— Aim of the task —
What is the number of lines containing "this"? Give only that number.

— Recorded information —
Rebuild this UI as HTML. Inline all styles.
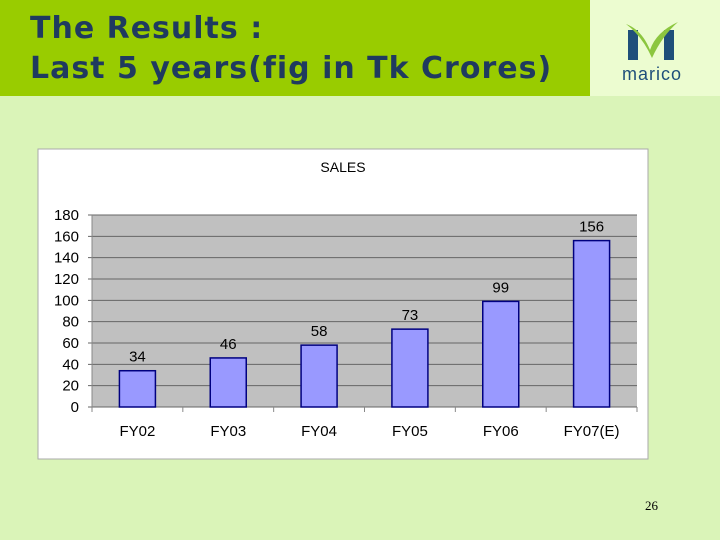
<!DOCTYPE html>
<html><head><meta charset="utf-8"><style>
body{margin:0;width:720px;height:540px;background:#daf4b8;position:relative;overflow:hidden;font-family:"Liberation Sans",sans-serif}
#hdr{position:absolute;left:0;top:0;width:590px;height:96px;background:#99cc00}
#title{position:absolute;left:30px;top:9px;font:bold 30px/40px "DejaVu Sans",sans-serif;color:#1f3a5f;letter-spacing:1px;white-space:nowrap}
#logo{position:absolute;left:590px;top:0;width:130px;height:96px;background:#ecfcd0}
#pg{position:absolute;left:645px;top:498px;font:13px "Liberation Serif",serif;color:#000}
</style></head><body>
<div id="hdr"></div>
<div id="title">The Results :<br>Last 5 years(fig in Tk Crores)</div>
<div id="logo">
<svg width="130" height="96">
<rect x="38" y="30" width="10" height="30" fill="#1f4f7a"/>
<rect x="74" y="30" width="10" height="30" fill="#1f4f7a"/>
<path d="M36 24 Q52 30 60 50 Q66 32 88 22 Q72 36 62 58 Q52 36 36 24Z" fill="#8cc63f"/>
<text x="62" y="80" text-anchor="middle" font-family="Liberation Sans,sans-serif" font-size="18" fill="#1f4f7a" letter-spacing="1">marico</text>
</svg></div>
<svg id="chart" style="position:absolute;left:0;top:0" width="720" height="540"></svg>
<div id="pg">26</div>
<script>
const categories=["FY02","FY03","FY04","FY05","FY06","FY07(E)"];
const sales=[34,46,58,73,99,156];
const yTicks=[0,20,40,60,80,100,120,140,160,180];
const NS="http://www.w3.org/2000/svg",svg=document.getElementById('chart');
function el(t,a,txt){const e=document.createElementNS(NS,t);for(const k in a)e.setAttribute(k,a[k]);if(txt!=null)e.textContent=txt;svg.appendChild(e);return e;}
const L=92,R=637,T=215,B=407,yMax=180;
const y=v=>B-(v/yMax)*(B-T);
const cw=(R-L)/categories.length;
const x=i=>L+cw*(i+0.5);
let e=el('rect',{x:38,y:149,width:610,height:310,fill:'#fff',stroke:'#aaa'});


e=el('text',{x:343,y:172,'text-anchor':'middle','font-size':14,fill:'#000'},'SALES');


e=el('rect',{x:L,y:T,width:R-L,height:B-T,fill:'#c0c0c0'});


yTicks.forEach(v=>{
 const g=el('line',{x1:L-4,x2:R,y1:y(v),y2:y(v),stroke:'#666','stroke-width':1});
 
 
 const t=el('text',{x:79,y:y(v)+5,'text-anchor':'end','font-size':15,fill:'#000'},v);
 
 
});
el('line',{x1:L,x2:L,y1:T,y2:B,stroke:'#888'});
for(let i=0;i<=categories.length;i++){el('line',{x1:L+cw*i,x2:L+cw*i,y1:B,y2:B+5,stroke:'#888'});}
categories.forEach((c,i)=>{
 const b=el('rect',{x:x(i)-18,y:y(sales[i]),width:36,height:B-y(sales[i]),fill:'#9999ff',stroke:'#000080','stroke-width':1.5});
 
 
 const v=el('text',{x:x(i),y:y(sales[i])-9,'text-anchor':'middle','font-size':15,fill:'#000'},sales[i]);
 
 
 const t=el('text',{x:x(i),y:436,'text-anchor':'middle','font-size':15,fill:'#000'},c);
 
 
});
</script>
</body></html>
--
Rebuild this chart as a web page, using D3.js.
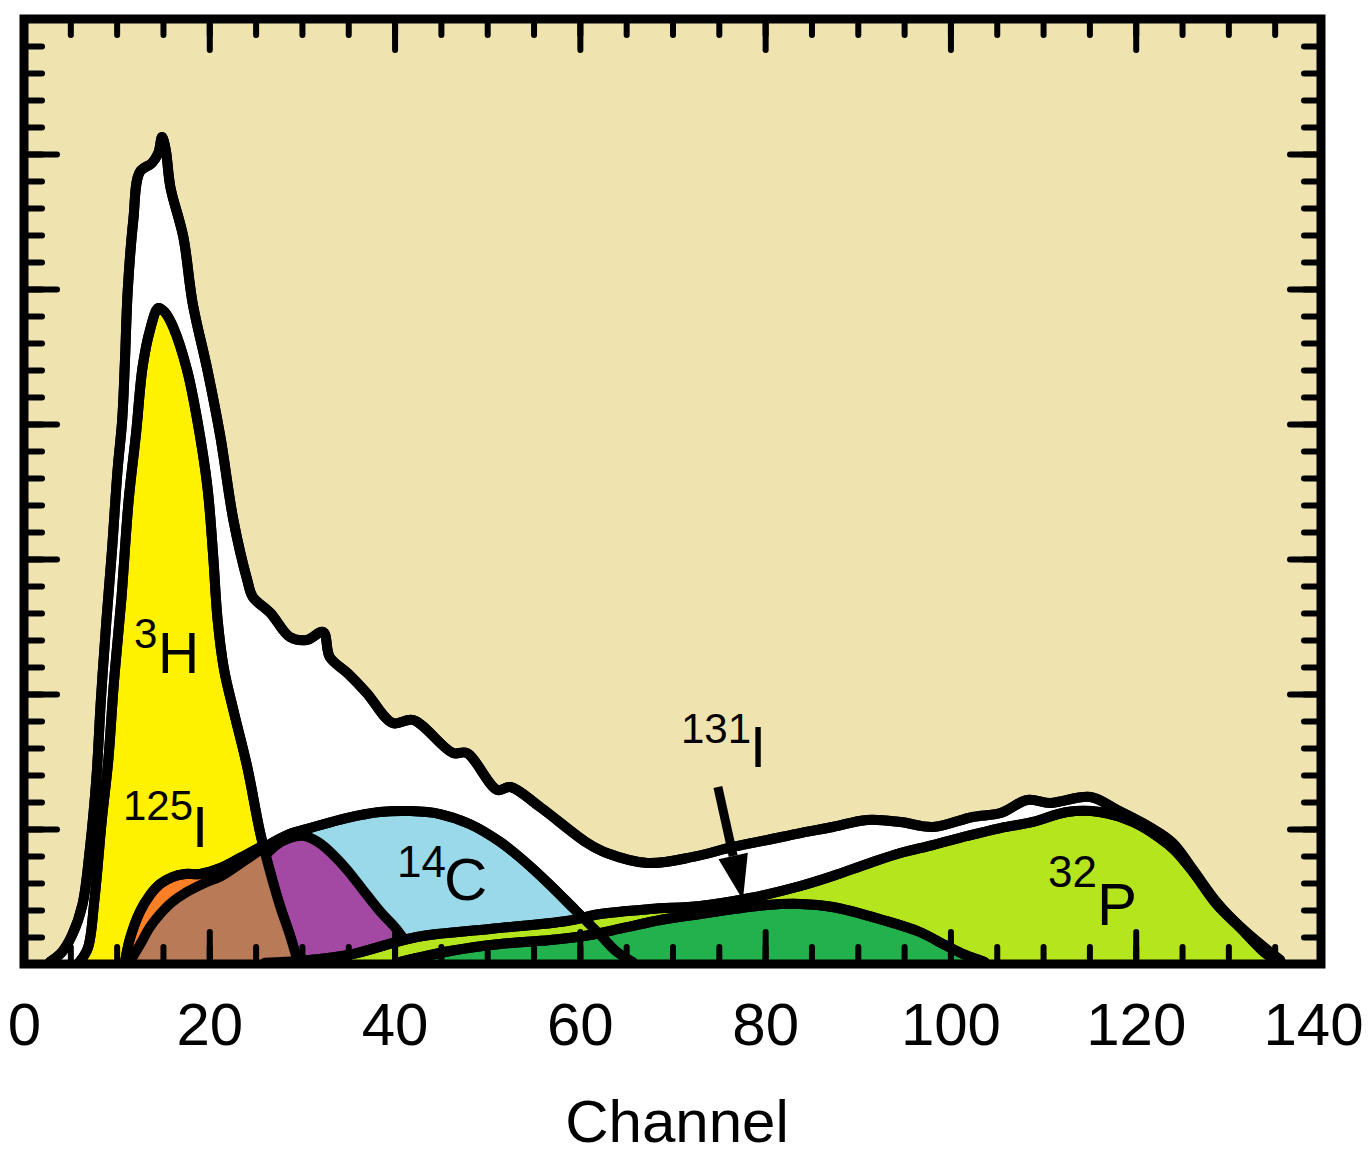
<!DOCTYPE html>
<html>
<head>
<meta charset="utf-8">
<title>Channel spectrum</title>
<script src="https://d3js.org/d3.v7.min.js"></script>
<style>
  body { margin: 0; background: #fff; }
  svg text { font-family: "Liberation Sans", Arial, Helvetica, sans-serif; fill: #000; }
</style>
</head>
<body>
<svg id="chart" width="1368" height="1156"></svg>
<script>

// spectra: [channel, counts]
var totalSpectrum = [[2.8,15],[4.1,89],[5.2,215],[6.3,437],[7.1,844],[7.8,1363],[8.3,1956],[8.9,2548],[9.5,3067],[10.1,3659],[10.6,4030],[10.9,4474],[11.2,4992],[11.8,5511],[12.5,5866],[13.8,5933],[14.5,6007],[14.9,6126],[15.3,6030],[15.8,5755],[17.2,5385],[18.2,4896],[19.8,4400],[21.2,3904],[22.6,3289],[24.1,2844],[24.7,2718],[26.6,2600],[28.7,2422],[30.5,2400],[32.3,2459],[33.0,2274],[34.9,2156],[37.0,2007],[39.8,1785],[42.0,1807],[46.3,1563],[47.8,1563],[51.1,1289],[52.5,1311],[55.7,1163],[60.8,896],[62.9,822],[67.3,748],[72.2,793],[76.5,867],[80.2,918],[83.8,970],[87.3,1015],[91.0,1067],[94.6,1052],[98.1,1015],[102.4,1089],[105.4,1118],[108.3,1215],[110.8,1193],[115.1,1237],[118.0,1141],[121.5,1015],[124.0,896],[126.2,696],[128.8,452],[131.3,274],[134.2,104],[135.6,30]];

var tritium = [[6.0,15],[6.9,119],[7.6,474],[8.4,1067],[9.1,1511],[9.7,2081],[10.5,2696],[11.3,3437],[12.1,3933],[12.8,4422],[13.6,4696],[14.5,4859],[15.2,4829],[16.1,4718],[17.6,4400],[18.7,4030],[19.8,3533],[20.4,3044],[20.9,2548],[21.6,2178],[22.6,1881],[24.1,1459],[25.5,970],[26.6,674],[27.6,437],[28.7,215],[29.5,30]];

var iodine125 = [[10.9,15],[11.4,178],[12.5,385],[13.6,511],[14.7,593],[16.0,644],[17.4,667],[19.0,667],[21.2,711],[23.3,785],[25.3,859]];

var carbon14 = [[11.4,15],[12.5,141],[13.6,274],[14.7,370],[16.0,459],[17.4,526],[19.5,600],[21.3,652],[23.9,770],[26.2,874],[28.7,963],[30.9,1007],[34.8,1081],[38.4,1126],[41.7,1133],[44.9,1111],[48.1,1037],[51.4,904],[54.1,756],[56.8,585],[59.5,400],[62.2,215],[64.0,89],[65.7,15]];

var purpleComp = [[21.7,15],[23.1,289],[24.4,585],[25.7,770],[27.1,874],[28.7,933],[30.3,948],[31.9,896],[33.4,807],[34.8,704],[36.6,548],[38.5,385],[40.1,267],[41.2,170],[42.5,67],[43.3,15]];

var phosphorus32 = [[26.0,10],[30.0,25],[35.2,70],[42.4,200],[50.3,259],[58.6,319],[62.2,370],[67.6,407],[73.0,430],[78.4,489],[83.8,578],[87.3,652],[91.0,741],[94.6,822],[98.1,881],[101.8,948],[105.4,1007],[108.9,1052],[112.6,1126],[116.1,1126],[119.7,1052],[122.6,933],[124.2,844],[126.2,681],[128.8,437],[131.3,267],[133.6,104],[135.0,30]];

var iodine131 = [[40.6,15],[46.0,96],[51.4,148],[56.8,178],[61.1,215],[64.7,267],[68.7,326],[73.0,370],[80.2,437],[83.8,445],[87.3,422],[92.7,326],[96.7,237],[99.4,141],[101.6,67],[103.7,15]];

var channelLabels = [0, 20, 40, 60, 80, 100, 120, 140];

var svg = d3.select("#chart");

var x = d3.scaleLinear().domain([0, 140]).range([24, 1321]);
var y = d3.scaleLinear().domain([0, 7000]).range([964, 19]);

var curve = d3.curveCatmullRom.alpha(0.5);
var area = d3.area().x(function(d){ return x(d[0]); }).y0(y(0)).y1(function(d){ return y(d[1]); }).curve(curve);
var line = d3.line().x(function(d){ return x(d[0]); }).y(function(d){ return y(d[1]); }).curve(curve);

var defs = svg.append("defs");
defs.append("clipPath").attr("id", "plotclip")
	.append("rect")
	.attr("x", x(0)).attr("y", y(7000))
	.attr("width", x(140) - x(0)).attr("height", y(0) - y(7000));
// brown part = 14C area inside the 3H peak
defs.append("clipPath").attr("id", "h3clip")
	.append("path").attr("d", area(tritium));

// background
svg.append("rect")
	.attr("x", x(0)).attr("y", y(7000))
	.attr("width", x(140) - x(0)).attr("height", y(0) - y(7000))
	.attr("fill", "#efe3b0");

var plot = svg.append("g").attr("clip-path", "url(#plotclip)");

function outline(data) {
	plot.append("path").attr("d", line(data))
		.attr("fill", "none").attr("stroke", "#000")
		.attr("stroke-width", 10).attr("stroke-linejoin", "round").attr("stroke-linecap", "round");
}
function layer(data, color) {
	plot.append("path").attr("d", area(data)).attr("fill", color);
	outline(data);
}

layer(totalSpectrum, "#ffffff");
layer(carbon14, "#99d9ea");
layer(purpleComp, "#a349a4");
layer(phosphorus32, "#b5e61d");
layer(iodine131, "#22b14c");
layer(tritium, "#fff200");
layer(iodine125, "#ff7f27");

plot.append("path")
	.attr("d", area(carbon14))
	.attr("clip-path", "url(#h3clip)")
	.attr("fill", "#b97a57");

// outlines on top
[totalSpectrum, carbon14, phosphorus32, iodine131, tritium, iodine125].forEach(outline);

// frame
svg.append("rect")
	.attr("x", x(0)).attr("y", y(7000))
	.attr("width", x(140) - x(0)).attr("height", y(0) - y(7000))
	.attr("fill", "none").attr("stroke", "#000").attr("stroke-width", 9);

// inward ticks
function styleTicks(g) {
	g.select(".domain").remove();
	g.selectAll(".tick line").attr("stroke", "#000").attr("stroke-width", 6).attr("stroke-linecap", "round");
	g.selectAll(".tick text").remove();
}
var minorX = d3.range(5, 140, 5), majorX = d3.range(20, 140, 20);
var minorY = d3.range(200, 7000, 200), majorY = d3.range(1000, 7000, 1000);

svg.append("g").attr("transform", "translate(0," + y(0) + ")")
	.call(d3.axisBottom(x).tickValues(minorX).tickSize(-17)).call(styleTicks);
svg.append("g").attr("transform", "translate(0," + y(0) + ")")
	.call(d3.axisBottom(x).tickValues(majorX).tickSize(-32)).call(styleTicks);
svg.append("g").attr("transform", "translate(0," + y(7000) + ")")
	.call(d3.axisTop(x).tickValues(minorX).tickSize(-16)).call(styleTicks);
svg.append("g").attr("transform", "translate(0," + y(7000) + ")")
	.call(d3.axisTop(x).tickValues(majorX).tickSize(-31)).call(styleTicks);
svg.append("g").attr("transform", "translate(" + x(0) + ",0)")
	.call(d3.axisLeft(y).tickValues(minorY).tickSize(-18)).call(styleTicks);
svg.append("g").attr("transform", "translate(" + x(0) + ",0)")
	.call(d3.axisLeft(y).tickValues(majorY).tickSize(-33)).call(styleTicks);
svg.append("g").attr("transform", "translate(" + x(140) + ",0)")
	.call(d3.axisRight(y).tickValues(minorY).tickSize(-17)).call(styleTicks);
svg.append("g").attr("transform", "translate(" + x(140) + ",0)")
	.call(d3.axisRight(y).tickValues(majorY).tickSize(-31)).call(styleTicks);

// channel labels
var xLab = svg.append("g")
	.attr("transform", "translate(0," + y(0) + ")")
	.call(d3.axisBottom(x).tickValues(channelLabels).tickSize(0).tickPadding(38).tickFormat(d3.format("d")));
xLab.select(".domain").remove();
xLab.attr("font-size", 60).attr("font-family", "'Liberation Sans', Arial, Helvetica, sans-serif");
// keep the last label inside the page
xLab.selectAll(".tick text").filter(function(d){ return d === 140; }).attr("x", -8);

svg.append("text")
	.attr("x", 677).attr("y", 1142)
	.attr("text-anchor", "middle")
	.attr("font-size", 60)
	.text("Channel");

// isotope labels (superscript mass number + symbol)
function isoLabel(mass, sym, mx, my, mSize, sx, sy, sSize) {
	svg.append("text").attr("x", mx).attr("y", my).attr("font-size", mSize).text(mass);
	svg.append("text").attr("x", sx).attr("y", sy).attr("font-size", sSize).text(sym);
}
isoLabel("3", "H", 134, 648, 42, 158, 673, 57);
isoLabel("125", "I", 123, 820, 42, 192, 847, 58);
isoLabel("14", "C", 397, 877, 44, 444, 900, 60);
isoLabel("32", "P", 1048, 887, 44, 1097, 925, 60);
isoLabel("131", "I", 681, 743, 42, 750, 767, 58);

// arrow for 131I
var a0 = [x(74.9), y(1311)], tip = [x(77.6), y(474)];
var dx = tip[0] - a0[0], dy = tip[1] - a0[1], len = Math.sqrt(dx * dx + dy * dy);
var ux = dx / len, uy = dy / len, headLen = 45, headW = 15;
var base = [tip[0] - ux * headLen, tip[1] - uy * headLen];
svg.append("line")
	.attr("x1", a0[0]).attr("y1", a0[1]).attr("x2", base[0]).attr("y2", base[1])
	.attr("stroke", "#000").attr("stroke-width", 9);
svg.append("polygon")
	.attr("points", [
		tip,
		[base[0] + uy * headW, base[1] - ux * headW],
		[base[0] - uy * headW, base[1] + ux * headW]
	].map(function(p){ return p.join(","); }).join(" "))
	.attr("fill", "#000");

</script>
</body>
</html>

— Correct response —
2